A IGREJA NA COREIA AINDA É BASTANTE JOVEM, UMA VEZ QUE A FÉ CRISTÃ CHEGOU ÀQUELE PAÍS APENAS EM MEADOS DO SÉCULO XIX. QUAIS SÃO AS CARACTERÍSTICAS DA IGREJA CATÓLICA NA COREIA?

A Igreja na Coreia possui uma história bonita, mas também trágica. O início do Cristianismo na Península Coreana se deveu a alguns leigos estudiosos, que levaram da China a Bíblia e alguns livros sobre a fé cristã para seu País. O estudo e a leitura os levaram à fé cristã e a pedir o Batismo. Chegaram, então, os primeiros missionários, sobretudo franceses. Durante cem anos, os cristãos foram perseguidos e martirizados violentamente. Os mártires das perseguições são mais de 20 mil. Durante os primeiros cem anos, o império coreano e a cultura marcada pelo Confucionismo não aceitaram o fato de os cristãos se negarem a ver no imperador a encarnação da divindade. Portanto, a fé cristã era tida como subversiva e perigosa para a cultura e o sistema social e político. Os cristãos eram perseguidos, presos e torturados e, se permanecessem fieis à sua fé, eram decapitados. Finalmente, com a conversão cristã do último herdeiro do trono, chegou também a liberdade religiosa. Mas, logo viriam novas perseguições, sob o domínio colonial japonês, nos primeiros 50 anos do século XX. Com a implantação do Comunismo na Coreia do Norte, em 1957, as perseguições voltaram e o sangue dos mártires tornou a correr com abundância. Há centenas de causas de beatificação e de canonização em andamento. Outras centenas já foram celebradas, incluindo o primeiro sacerdote coreano – Padre André Kim, junto com seus numerosos companheiros mártires. Hoje, a Igreja Católica na Coreia conta com um pouco mais de 10% da população, algo em torno de 8 milhões de fiéis. Os evangélicos, que chegaram após a 2ª guerra mundial, somam o dobro de fiéis, divididos em numerosos grupos de “Igrejas livres”, de estilo neopentecostal. A Igreja Católica na Coreia do Sul possui 16 dioceses. Há várias dioceses no Norte, mas sem bispo, sem sacerdotes e sem povo, à espera de dias melhores e de liberdade religiosa. Até as igrejas foram destruídas, na sua maioria. A Igreja na Coreia do Sul é fervorosa, rica de vocações e muito ligada aos seus pastores e ao Papa. Nas missas dominicais, a frequência é de cerca de 30% dos fiéis. Numerosos são os missionários já enviados para outros países. Há muitas conversões e batismos de adultos. O Seminário Maior de Seul, que reúne seminaristas de três dioceses, conta com 240 seminaristas e 46 deles já são diáconos.

 

QUAIS SÃO AS MARCAS DEIXADAS POR TANTOS MÁRTIRES DA FÉ NA COREIA?
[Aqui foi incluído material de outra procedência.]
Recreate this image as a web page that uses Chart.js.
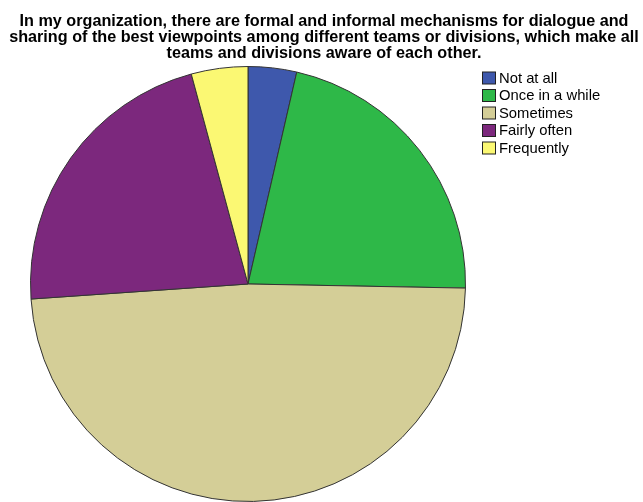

O testemunho dos mártires está por toda parte e o povo lhes tem grande veneração. Impressiona como, apesar das violentas perseguições e dos martírios, o povo perseverou na fé. Os sacerdotes e bispos tiveram que servir o povo às escondidas, geralmente à noite. Hoje, há numerosos santuários que lembram o lugar do nascimento ou do martírio deles e o povo os frequenta e venera, vindo também de outras partes da Ásia. 

 

DESDE OS PRIMEIROS TEMPOS DO CRISTIANISMO, OS CRISTÃOS ENFRENTAM O MARTÍRIO. TERTULIANO, CÉLEBRE TEÓLOGO DO SÉCULO IV, JÁ DIZIA QUE “O SANGUE DOS MÁRTIRES É SEMENTE DE NOVOS CRISTÃOS”. ISSO SE CONFIRMA MAIS UMA VEZ NA COREIA?

Sim, isso continua se confirmando também naquele País. A esperança é que também a Igreja–mártir da Coreia do Norte possa ressurgir e florescer. Essa esperança está presente nas comunidades do Sul. Em outros países da Ásia, isso também acontece. No Vietnã, sob o regime Comunista fechado, a Igreja foi violentamente perseguida, com numerosos mártires. Hoje, há um grande florescimento da fé, com muitas vocações, apesar de a liberdade religiosa ainda ser restrita.